As if playing some kind of fill-in-the-blanks party game, Mr. Leonard has also built this story around a professional diver named Dennis Lenahan. No small part of the fun arises from wondering just what diving will have to do with the Civil War. But the great, solid thing about Mr. Leonard’s books is the certainty that it will fit, sooner or later, whenever he feels like putting the pieces together. And until that happens, he’s got a fine Southern comedy of manners on his hands.
The newly casino-filled town of Tunica, Miss., is clearly a happening place. It figures not only in “Tishomingo Blues,” but in John Grisham’s imminent new novel, too. This time Tunica is where Dennis is hired to perform 80-foot dives as a hotel’s tourist attraction. And Robert looks out his hotel room window and notices two things about Dennis. First, he has obviously got guts. And second, he happened to be up on his ladder when a gangland-type hit took place underneath. So Robert introduces himself with trademark Leonard sang-froid, saying, “It’s a pleasure meeting you, a man with no small amount of cool, do what you do.”

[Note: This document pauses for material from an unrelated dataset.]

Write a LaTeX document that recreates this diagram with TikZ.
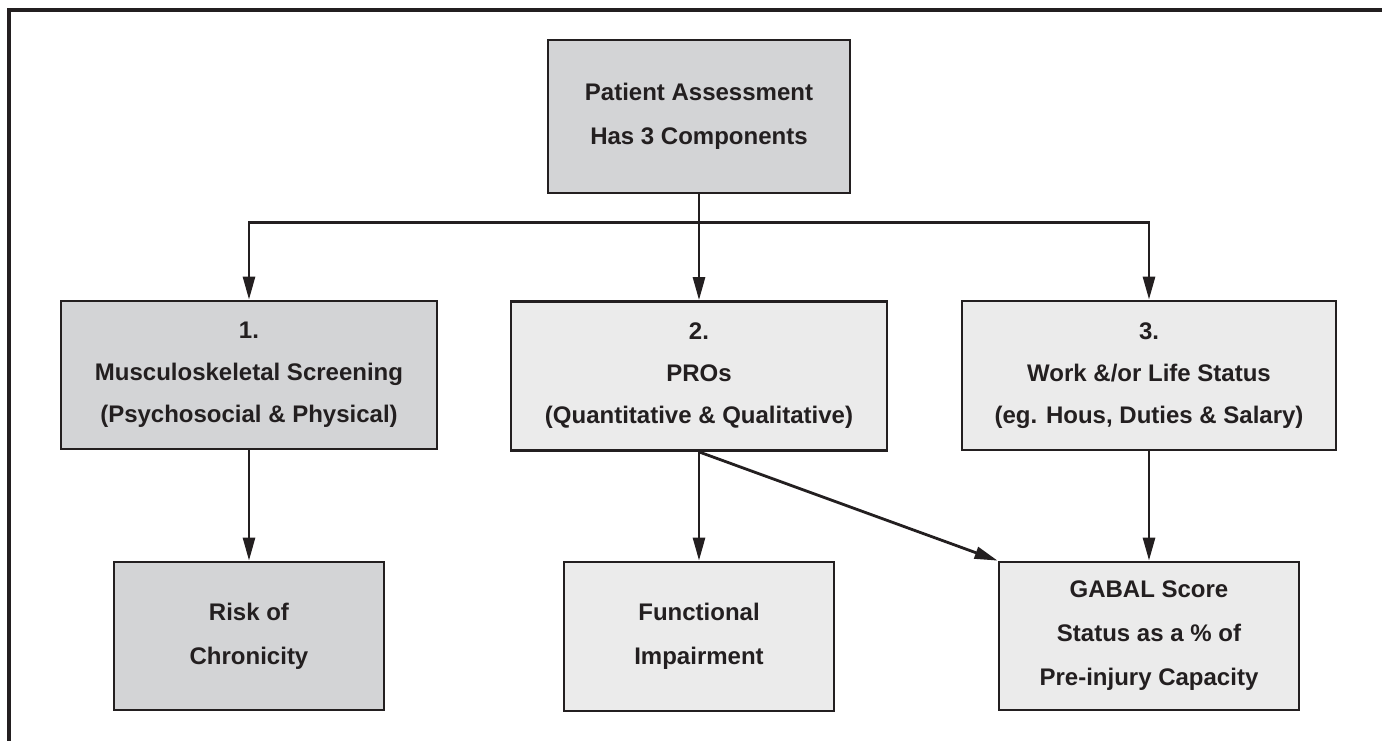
\documentclass[tikz,border=0pt]{standalone}
\usepackage{fontspec}
\setmainfont{Liberation Sans}
\usepackage{tikz}
\usetikzlibrary{arrows.meta}

\definecolor{ink}{HTML}{231F20}
\definecolor{boxdark}{HTML}{D3D4D6}
\definecolor{boxlight}{HTML}{EBEBEB}

\begin{document}
\begin{tikzpicture}[x=1pt,y=-1pt,
    box/.style={draw=ink,line width=2.8pt,inner sep=0pt,align=center,text=ink,
      font=\fontsize{24}{44}\selectfont\bfseries},
    darkbox/.style={box,fill=boxdark},
    lightbox/.style={box,fill=boxlight},
    arr/.style={draw=ink,line width=2.8pt,-{Triangle[length=23pt,width=12pt]}}]
    \useasboundingbox (0,0) rectangle (1382,740);
    \draw[ink,line width=3.5pt] (9,745) -- (9,10) -- (1390,10);

    % top
    \node[darkbox,minimum width=302pt,minimum height=153pt] (top) at (699,116.5)
        {Patient Assessment\\Has 3 Components};

    % components
    \node[darkbox,minimum width=376pt,minimum height=148pt,font=\fontsize{24}{42}\selectfont\bfseries] (msk) at (249,375)
        {1.\\Musculoskeletal Screening\\(Psychosocial \& Physical)};
    \node[lightbox,minimum width=376pt,minimum height=149pt,font=\fontsize{24}{42}\selectfont\bfseries] (pro) at (699,376)
        {2.\\PROs\\(Quantitative \& Qualitative)};
    \node[lightbox,minimum width=374pt,minimum height=149pt,font=\fontsize{24}{42}\selectfont\bfseries] (work) at (1149,375.5)
        {3.\\Work \&/or Life Status\\(eg. Hous, Duties \& Salary)};

    % outcomes
    \node[darkbox,minimum width=270pt,minimum height=148pt] (risk) at (249,636)
        {Risk of\\Chronicity};
    \node[lightbox,minimum width=270pt,minimum height=149pt] (func) at (699,636.5)
        {Functional\\Impairment};
    \node[lightbox,minimum width=300pt,minimum height=148pt] (gabal) at (1149,636)
        {GABAL Score\\Status as a \% of\\Pre-injury Capacity};

    \draw[ink,line width=2.8pt] (top.south) -- ++(0,28) coordinate (split);
    \draw[arr] (split) -| (msk.north);
    \draw[arr] (split) -| (work.north);
    \draw[arr] (top.south) -- (pro.north);
    \draw[arr] (msk.south) -- (risk.north);
    \draw[arr] (pro.south) -- (func.north);
    \draw[arr] (pro.south) -- (gabal.north west);
    \draw[arr] (work.south) -- (gabal.north);
\end{tikzpicture}
\end{document}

Robert knows a lot about the Civil War, having stolen the complete set of Ken Burns’s documentary videos from Blockbuster. And as he tells Dennis, “History can work for you, you know how to use it.” He demonstrates this by presenting the mobile home mogul Walter Kirkbride with a photograph of a lynching. The dead man, Robert says, was his great-grandfather. And it was Walter’s great-grandfather who killed him; this story has the desired intimidating effect. (It works just as well when Robert tries the same story on someone else.) And when Robert points out a likeness of the Ku Klux Klan’s founder in Kirkbride’s office, the mogul stammers: “It wasn’t as racially oriented as it is now. Oh my, no.”
Robert has a great talent for manipulating fall guys, and “Tishomingo Blues” sends many his way. The story soon fills up with hapless, penny-ante members of the Dixie Mafia. And a different kind of gangster arrives from Detroit, but he, too, is easily tricked. He doesn’t know, for instance, that Robert is sleeping with his wife. Meanwhile Dennis watches the plot thicken and remains fascinated yet mystified when it comes to Robert’s game plan. “Trying to figure out what I’m up to, huh?” Robert asks.
“It isn’t any of my business.”
“But you dying to know.”
So is the reader. But what’s best about this book is a setting and situation so well drawn that they almost upstage the mystery, especially after the battlefield action begins. There is the woman who pretends to be cooking while throwing defrosted Stouffer’s dinners into a pot. There is the baseball bore who even manages to work the game’s pioneer Abner Doubleday into his war story. There is the guy who wants to dress up as General Grant even though General Grant wasn’t at the battle in question. And there is considerable grumbling.
“I don’t sleep outside,” the baseball bore declares. “I don’t eat sowbelly either. I asked Vernice how in the hell you make hardtack. She said buy some rolls and let ‘em sit out on the counter a few days.”
Needless to say, there are also a few more loaded weapons than expected.
But beneath all the surface action there are also many signs of a deeper personal undertaking. The book is filled with love of the blues, with many references to the legendary singer Robert Johnson and the crossroads where he supposedly sold his soul to the Devil. The Detroit blues sound is also invoked, and Mr. Leonard has some terse, fond words for that city, his hometown.
The women in this book are especially substantial, to the point where they are as tough and interesting as the men. For instance, the disaffected wife who met her husband when he was in prison: “This was not the girl used to write sweet letters to him in the joint. They changed on you, all of ‘em. Set ‘em up with a nice house and a car and turned into alligators.”
And there is the reason Robert likes the film “All That Jazz,” which might be the credo of any Leonard hero: “The man living every minute of his life till the way he’s living kills him. Beautiful.”